Le second long métrage de Stéphanie Di Giusto, réalisatrice de "La Danseuse" commence avec une jeune femme qui fait des cauchemars, mais caresse doucement la photo d’un soldat, en priant pour qu’il l’aime. Car d’amour et de désir d’être soi-même, il sera avant tout ici question dans cette histoire, en partie inspirée de la vie de Clémentine Delait, femme atteinte d’hirsutisme connue au début du XXe siècle et d’autres cas retrouvés par la metteuse en scène. "Rosalie" séduit ainsi par l’aplomb et la luminosité de ce personnage de femme à la pilosité hors normes, interprété par Nadia Tereszkiewicz (découverte dans "Les Amandiers" de Valeria Bruni Tedeschi, puis vue notamment dans "Mon Crime" de François Ozon), dont la féminité n’est jamais prise en défaut. Décidant de mettre en avant sa pilosité, comme une curiosité qui peut se monnayer, elle va se laisser pousser la barbe, s’autorisant à tenter d’être elle-même.

En cela le film surprend, car les histoires de femmes à barbe ont en grande majorité été traitées sous l’angle de destins tragiques, cantonnés à des cirques ou des foires, où celles-ci étaient exhibées telles des créatures repoussantes ("La Caravane de l’étrange", "American Horror Story" côté séries, "Freaks" côté cinéma...). Et comme le souligne la première réaction d’un des clients du café de son mari (« tu es très jolie Rosalie »), la singularité n’est pas forcément synonyme d’effet répulsif. Le personnage devient alors symbole de courage et d’acceptation de la différence, au travers d’un récit qui vire à la comédie dramatique, mais n’évite pas de confronter le personnage à ceux qui la désirent (le patron rigide de l’usine de blanchisserie, à la limite de l’archétype, interprété par Benjamin Biolay) ou qui restent bloqués dans leurs visions étriquées de la femme ou leur haine instinctive de toute différence.

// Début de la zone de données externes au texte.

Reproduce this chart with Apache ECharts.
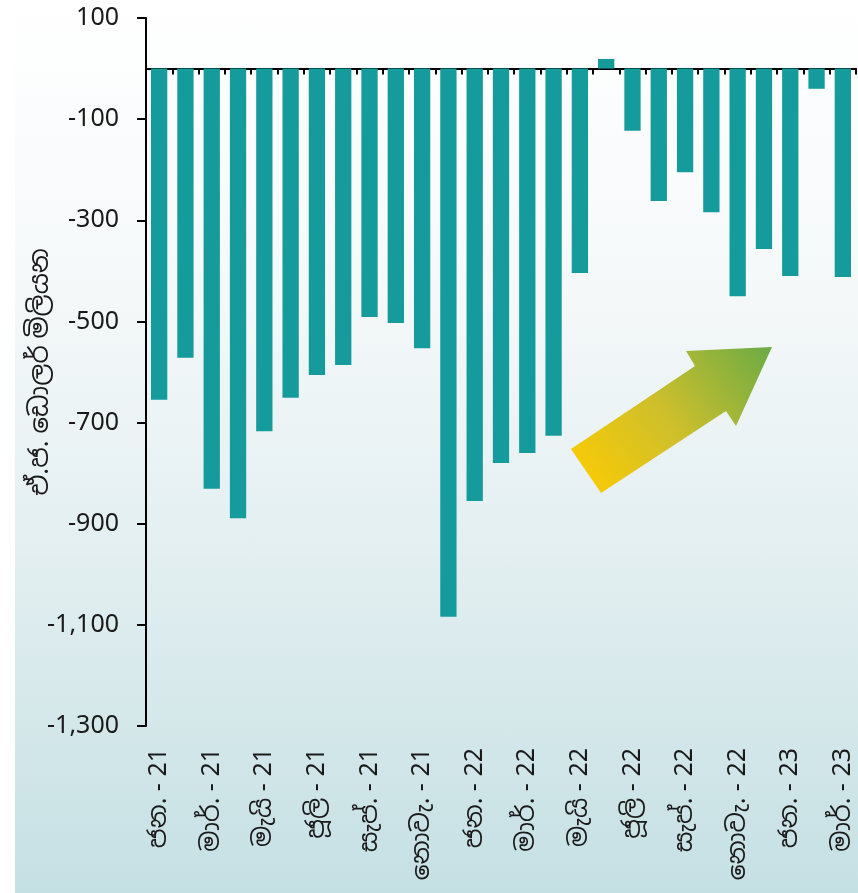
<!DOCTYPE html>
<html>
<head>
<meta charset="utf-8">
<script src="https://cdn.jsdelivr.net/npm/echarts@6/dist/echarts.min.js"></script>
<style>
  html, body { margin: 0; padding: 0; background: #ffffff; }
  .panel {
    position: absolute; left: 15px; top: 0; width: 843px; height: 893px;
    border-top-left-radius: 18px;
    background: linear-gradient(to bottom, #ffffff 0%, #f6f9fa 30%, #e3eff1 62%, #c5e0e3 100%);
  }
  #chart { position: absolute; left: 0; top: 0; width: 858px; height: 893px; }
</style>
</head>
<body>
<div class="panel"></div>
<div id="chart"></div>
<script>
  // මාසික දත්ත (ඒ.ජ. ඩොලර් මිලියන)
  const months = [
    'ජන. - 21', 'පෙබ. - 21', 'මාර්. - 21', 'අප්‍රේ. - 21', 'මැයි - 21', 'ජූනි - 21',
    'ජූලි - 21', 'අගෝ. - 21', 'සැප්. - 21', 'ඔක්. - 21', 'නොවැ. - 21', 'දෙසැ. - 21',
    'ජන. - 22', 'පෙබ. - 22', 'මාර්. - 22', 'අප්‍රේ. - 22', 'මැයි - 22', 'ජූනි - 22',
    'ජූලි - 22', 'අගෝ. - 22', 'සැප්. - 22', 'ඔක්. - 22', 'නොවැ. - 22', 'දෙසැ. - 22',
    'ජන. - 23', 'පෙබ. - 23', 'මාර්. - 23'
  ];
  const balance = [
    -655, -572, -831, -889, -717, -651, -606, -586, -491, -503, -553, -1084,
    -855, -780, -760, -726, -404, 19, -123, -262, -205, -284, -450, -357,
    -410, -40, -412
  ];
  const yTicks = { min: -1300, max: 100, interval: 200 };

  const font = '"Noto Sans", "Noto Sans Sinhala", "DejaVu Sans", sans-serif';
  const chart = echarts.init(document.getElementById('chart'));

  chart.setOption({
    backgroundColor: 'transparent',
    textStyle: { fontFamily: font },
    grid: { left: 146, right: 2, top: 18, bottom: 167 },
    xAxis: [
      {
        type: 'category',
        data: months,
        axisLine: { onZero: true, lineStyle: { color: '#000', width: 2 } },
        axisTick: { show: true, interval: 0, length: 6, lineStyle: { color: '#000', width: 2 } },
        axisLabel: { show: false }
      },
      {
        type: 'category',
        data: months,
        position: 'bottom',
        axisLine: { show: false },
        axisTick: { show: false },
        axisLabel: {
          interval: 1,
          rotate: 90,
          margin: 22,
          fontSize: 25,
          color: '#1a1a1a',
          fontFamily: font
        }
      }
    ],
    yAxis: {
      type: 'value',
      min: yTicks.min,
      max: yTicks.max,
      interval: yTicks.interval,
      name: 'ඒ.ජ. ඩොලර් මිලියන',
      nameLocation: 'middle',
      nameGap: 92,
      nameMoveOverlap: false,
      nameTextStyle: { fontSize: 26, color: '#1a1a1a', fontFamily: font },
      axisLine: { show: true, lineStyle: { color: '#000', width: 2 } },
      axisTick: { show: true, length: 9, lineStyle: { color: '#000', width: 2 } },
      axisLabel: {
        fontSize: 25,
        color: '#1a1a1a',
        margin: 27,
        fontFamily: font,
        formatter: v => v.toLocaleString('en-US')
      },
      splitLine: { show: false }
    },
    series: [
      {
        type: 'bar',
        data: balance,
        barCategoryGap: '38%',
        itemStyle: { color: '#169b9c' }
      }
    ],
    graphic: [
      {
        type: 'polygon',
        shape: {
          points: [[571, 449], [695, 366], [686, 351], [772, 347], [736, 426], [726, 411], [601, 493]]
        },
        style: {
          fill: new echarts.graphic.LinearGradient(0, 1, 1, 0, [
            { offset: 0, color: '#ffcc00' },
            { offset: 0.5, color: '#cdbf2c' },
            { offset: 1, color: '#6aab45' }
          ])
        }
      }
    ]
  });
</script>
</body>
</html>
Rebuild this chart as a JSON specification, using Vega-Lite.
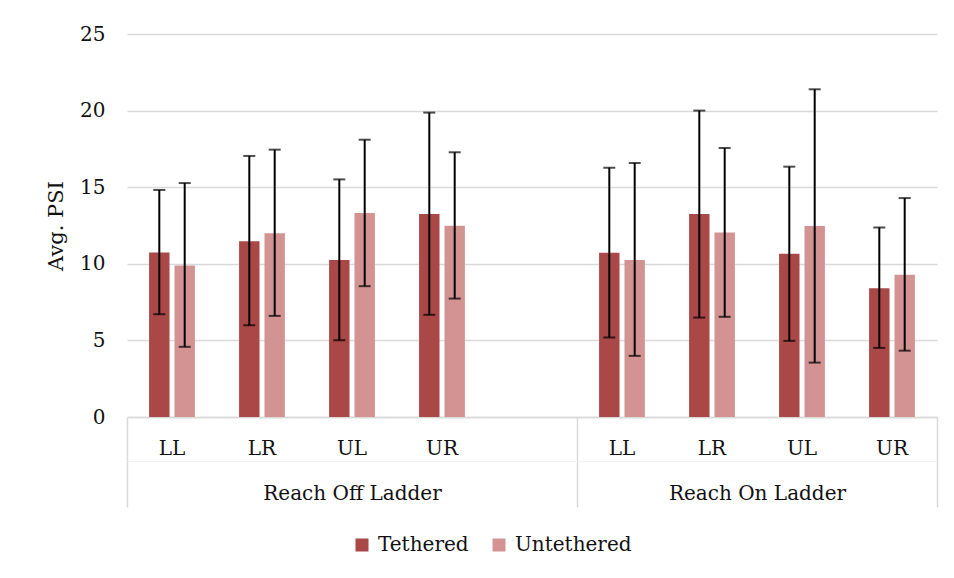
{
  "$schema": "https://vega.github.io/schema/vega-lite/v6.json",
  "width": 810,
  "height": 383,
  "autosize": {"type": "none"},
  "padding": {"left": 127, "top": 34, "right": 17, "bottom": 161},
  "background": "#ffffff",
  "config": {
    "view": {"stroke": null},
    "font": "DejaVu Serif",
    "axis": {"labelFont": "DejaVu Serif", "titleFont": "DejaVu Serif", "labelColor": "#111111", "titleColor": "#111111"},
    "legend": {"labelFont": "DejaVu Serif", "labelColor": "#111111"}
  },
  "data": {
    "values": [
      {"category": "Reach Off Ladder|LL", "series": "Tethered", "mean": 10.74, "lo": 6.71, "hi": 14.82},
      {"category": "Reach Off Ladder|LL", "series": "Untethered", "mean": 9.89, "lo": 4.58, "hi": 15.27},
      {"category": "Reach Off Ladder|LR", "series": "Tethered", "mean": 11.48, "lo": 5.99, "hi": 17.04},
      {"category": "Reach Off Ladder|LR", "series": "Untethered", "mean": 12.0, "lo": 6.6, "hi": 17.45},
      {"category": "Reach Off Ladder|UL", "series": "Tethered", "mean": 10.24, "lo": 5.01, "hi": 15.51},
      {"category": "Reach Off Ladder|UL", "series": "Untethered", "mean": 13.31, "lo": 8.54, "hi": 18.1},
      {"category": "Reach Off Ladder|UR", "series": "Tethered", "mean": 13.25, "lo": 6.67, "hi": 19.87},
      {"category": "Reach Off Ladder|UR", "series": "Untethered", "mean": 12.48, "lo": 7.73, "hi": 17.28},
      {"category": "Reach On Ladder|LL", "series": "Tethered", "mean": 10.72, "lo": 5.19, "hi": 16.27},
      {"category": "Reach On Ladder|LL", "series": "Untethered", "mean": 10.24, "lo": 3.99, "hi": 16.58},
      {"category": "Reach On Ladder|LR", "series": "Tethered", "mean": 13.25, "lo": 6.49, "hi": 20.0},
      {"category": "Reach On Ladder|LR", "series": "Untethered", "mean": 12.05, "lo": 6.54, "hi": 17.56},
      {"category": "Reach On Ladder|UL", "series": "Tethered", "mean": 10.65, "lo": 4.97, "hi": 16.34},
      {"category": "Reach On Ladder|UL", "series": "Untethered", "mean": 12.46, "lo": 3.55, "hi": 21.39},
      {"category": "Reach On Ladder|UR", "series": "Tethered", "mean": 8.41, "lo": 4.51, "hi": 12.37},
      {"category": "Reach On Ladder|UR", "series": "Untethered", "mean": 9.28, "lo": 4.33, "hi": 14.29}
    ]
  },
  "resolve": {"scale": {"x": "independent"}, "axis": {"x": "independent"}},
  "layer": [
    {
      "encoding": {
        "x": {
          "field": "category",
          "type": "nominal",
          "sort": null,
          "scale": {
            "type": "band",
            "paddingInner": 0,
            "paddingOuter": 0,
            "domain": ["Reach Off Ladder|LL", "Reach Off Ladder|LR", "Reach Off Ladder|UL", "Reach Off Ladder|UR", "Reach Off Ladder|", "Reach On Ladder|LL", "Reach On Ladder|LR", "Reach On Ladder|UL", "Reach On Ladder|UR"]
          },
          "axis": {
            "orient": "bottom",
            "title": null,
            "labelExpr": "split(datum.value, '|')[1]",
            "labelAngle": 0,
            "labelFontSize": 20,
            "labelPadding": 21,
            "labelBaseline": "top",
            "ticks": false,
            "domain": true,
            "domainColor": "#d9d9d9",
            "domainWidth": 1.5,
            "grid": false
          }
        },
        "xOffset": {
          "field": "series",
          "type": "nominal",
          "scale": {"domain": ["Tethered", "Untethered"], "paddingInner": 0.196, "paddingOuter": 0.87}
        }
      },
      "layer": [
        {
          "mark": {"type": "bar"},
          "encoding": {
            "y": {
              "field": "mean",
              "type": "quantitative",
              "scale": {"domain": [0, 25], "nice": false},
              "axis": {
                "title": "Avg. PSI",
                "titleFontSize": 21,
                "titleFontWeight": "normal",
                "titlePadding": 13,
                "values": [0, 5, 10, 15, 20, 25],
                "labelFontSize": 20,
                "labelPadding": 22,
                "ticks": false,
                "tickSize": 0,
                "domain": false,
                "grid": true,
                "gridColor": "#d9d9d9",
                "gridWidth": 1.5
              }
            },
            "color": {
              "field": "series",
              "type": "nominal",
              "scale": {"domain": ["Tethered", "Untethered"], "range": ["#AA4747", "#D39393"]},
              "legend": {
                "title": null,
                "orient": "none",
                "legendX": 225,
                "legendY": 501,
                "direction": "horizontal",
                "symbolType": "square",
                "symbolSize": 169,
                "symbolStrokeWidth": 0,
                "labelFontSize": 20,
                "labelOffset": 6,
                "columnPadding": 20,
                "padding": 0
              }
            }
          }
        },
        {
          "mark": {"type": "rule", "color": "#000000", "strokeWidth": 2},
          "encoding": {
            "y": {"field": "lo", "type": "quantitative"},
            "y2": {"field": "hi"}
          }
        },
        {
          "mark": {"type": "tick", "color": "#000000", "size": 12, "thickness": 2},
          "encoding": {"y": {"field": "hi", "type": "quantitative"}}
        },
        {
          "mark": {"type": "tick", "color": "#000000", "size": 12, "thickness": 2},
          "encoding": {"y": {"field": "lo", "type": "quantitative"}}
        }
      ]
    },
    {
      "mark": {"type": "rule", "opacity": 0},
      "encoding": {
        "x": {
          "datum": 0,
          "type": "quantitative",
          "scale": {"domain": [0, 9], "nice": false, "zero": false},
          "axis": {
            "orient": "bottom",
            "title": null,
            "values": [0, 5, 9],
            "labels": false,
            "ticks": true,
            "tickSize": 90,
            "tickColor": "#d9d9d9",
            "tickWidth": 1.5,
            "domain": false,
            "grid": false
          }
        }
      }
    },
    {
      "mark": {"type": "rule", "opacity": 0},
      "encoding": {
        "x": {
          "datum": 0,
          "type": "quantitative",
          "scale": {"domain": [0, 9], "nice": false, "zero": false},
          "axis": {
            "orient": "bottom",
            "offset": 44,
            "title": null,
            "values": [2.5, 7],
            "labelExpr": "datum.value < 5 ? 'Reach Off Ladder' : 'Reach On Ladder'",
            "labelFontSize": 20,
            "labelPadding": 22,
            "labelBaseline": "top",
            "labelFlush": false,
            "labelOverlap": false,
            "ticks": false,
            "domain": true,
            "domainColor": "#f2f2f2",
            "domainWidth": 1,
            "grid": false
          }
        }
      }
    }
  ]
}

Le personnage joué par Guillaume Gouix, s’avérera ainsi au final bien plus trouble que celui du patron calculateur, mais il aurait sûrement mérité d’être un peu plus développé. Décrivant les rouages d’un harcèlement progressif, en parallèle au rapprochement physique du couple, Stéphanie Di Giusto utilise avec intelligence les parallèles entre ses deux personnages, mis au banc de la société pour des raisons différentes (lui est un ancien militaire revenu d’une Guerre sur laquelle on ferme les yeux…), cachant leurs corps (lui pour ses cicatrices et ce corset qui finalement le rapproche d’elle…). Résolument romanesque et romantique, "Rosalie" réserve finalement le concept de « créature donnée en spectacle », à un ponctuel cauchemar de l’héroïne sur la fin du film, s’imaginant confrontée à une salle vide, symbole du rejet qu'elle redoute tant. Ceci avant de nous emmener vers une fin plus ouverte que prévu. Saluons en tous cas aussi bien la qualité de la reconstitution que la finesse de l'interprétation, et surtout un tact réel dans le traitement de la particularité de cette femme, depuis la crédibilité de l’apparence du personnage (les poils étaient collés un à un chaque matin sur le corps de l’actrice) jusqu’à l’intimité d’un couple qui parvient à apporter une réelle émotion.